Of course, the title of the song makes so much more sense now.

[hippie]

'Scuse me, while I kiss the sky

[/hippie]

Often misheard as 'Scuse me, while I kiss this guy

And the inspiration behind this website of misheard lyrics:

http://www.kissthisguy.com/

Oops…obviously, the line is from Purple Haze by the immortal Jimi Hendrix

I had always thought it was “astral” until I did the song at karaoke one night. :smiley:

My mom recently learned that the title of the song is “Forever in Blue Jeans” and not “Reverend Blue Jeans.” She was flipping through a parenting magazine and the title of a photo spread with cute kids in denim was “Forever in Blue Jeans.” She mentioned to me that it was a funny take-off of the song title, “Reverend Blue Jeans.” I corrected her, and the song makes a lot more sense to her now.

Speaking of Karaoke, I never knew what the speaker was “doing” in Semi-charmed life, as that part was always bleeped or edited out by the stations. When I found out the line was “doin’ crystal meth’ll lift you up until you break,” I was surprised that most stations played the edited version. Of course, even the few times I had heard the real version I couldn’t understand the words.

There’s the Paul Young classic Every Time You Go Away (You Take A Piece Of Meat With You).

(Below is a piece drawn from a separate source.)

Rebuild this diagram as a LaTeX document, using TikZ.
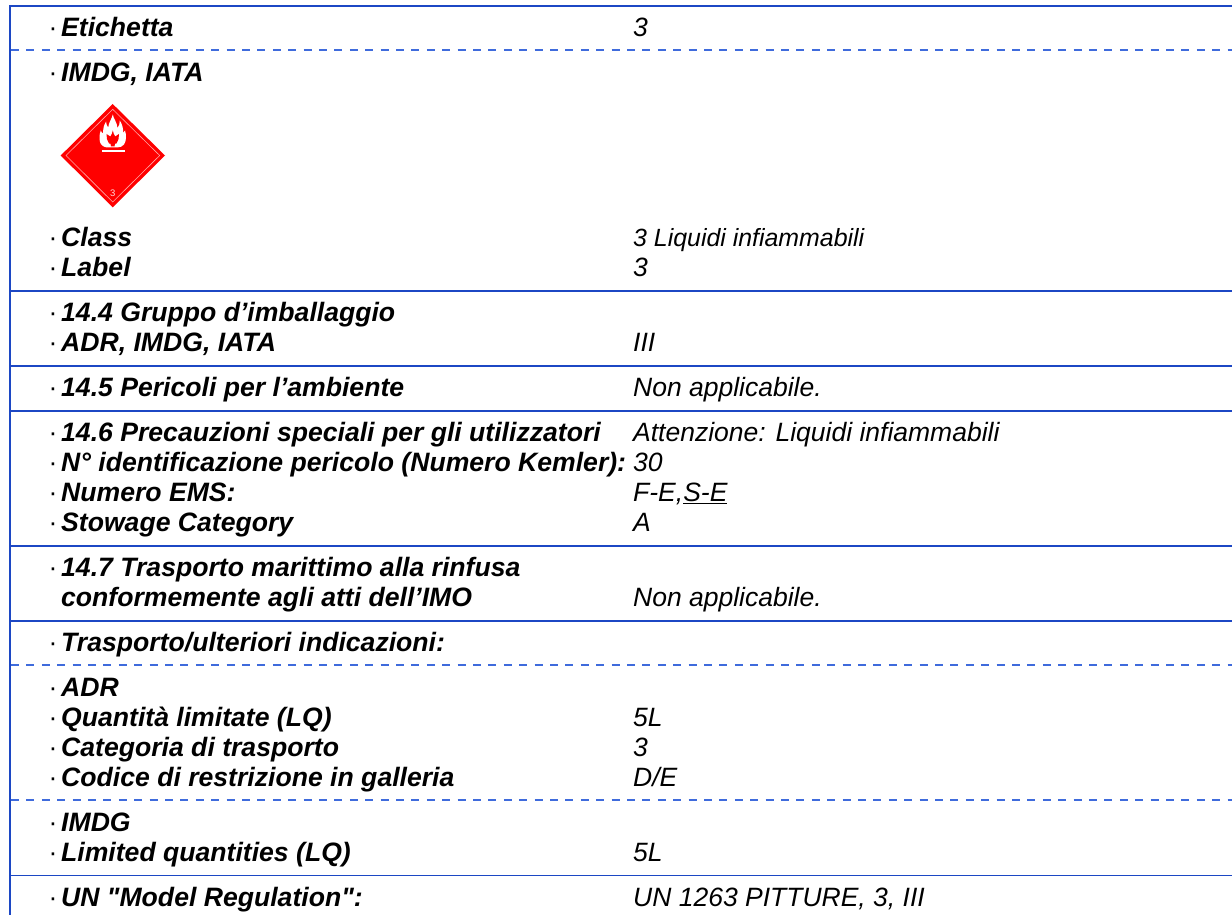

Two of mine, one Destinys Childs Jumping,Jumping. In the chorus where they sing ‘Ladies leave your man at home, the club is full of fellas with their pockets full grown.’
For a long time I thought they were saying ‘full of fellas with their pockets full of bump.’ as in a drug reference, which I thought odd for those girls. I felt a little silly when I found out what it really was.

The other is Shania Twain’s That don’t impress Me Much. In the verse about the guy that loves his car so much that, ‘I can’t believe you kiss your car goodnight.’ Till I was listening to it on my Ipod I thought she was saying ‘I can’t believe you’d kiss your carpet knife.’ which I know doesn’t make much sense but it was the best I could make it out.

I thought that the third line meant, to a teacher, having the kids thinking is a hazard.

I still like my version better.

Actually, the line is, “No dark sarcasm in the classroom.”

Often misheard as “No Dukes of Hazzard in the classroom.” :smiley:

Yeah, I know. Hence me posting in a misheard lyrics thread…

“'Scuse me while I kiss this guy” is a classic mishearing of a Classic (for those living under a very large rock, it’s from Hendrix’s Purple Haze")

One of my recent screwups: While driving late at night to my parent’s place in ME, with the windows down and the volume way up, I heard a kinda new-wavy-grungy tune that fit the hot summer night drive vibe pretty well. Seemed like an upbeat song, something about a June romance…

Except for the chorus, which I would have bet large sums of cash went, almost certainly, like “You make me feeeeel like a worm, you make me feeeeel like a worm. Your worm.”

Eh, you had a summer fling, and she made you feel like…her worm? Is that, uh, a good thing? Am I being had here? Is this some sorry attempt at cheap pathos?

Ah, but I found out in this very forum I had actually heard the song Dakota from an otherwise horrible band called “Stereophonics”. The correct lyrics are “You make me feel like the one (x2). The one.”

Silly me.

I actually like “No Dukes of Hazzard” better myself. Or at least no Dukes remake.

A minor one, but in the Sheryl Crow song “All I Wanna Do”, I thought this lyric:

A happy couple enters the bar
dangerously close to one another

was instead:

A happy couple enters the bar,
they enter and sit close to one another.

Not a misheard lyric, but the mention of Sheryl Crow prompted me to remember that I always thought the line “. . . I’ve got my forty-five on so I can rock on” in the song “Soak up the Sun” was about to a 45 record. The spf reference went right over my apparently sun addled brain. Double duh.

Heh. Until reading this post, I heard the line as ‘with their pockets full of chrome.’ I thought it was a reference to pocket change.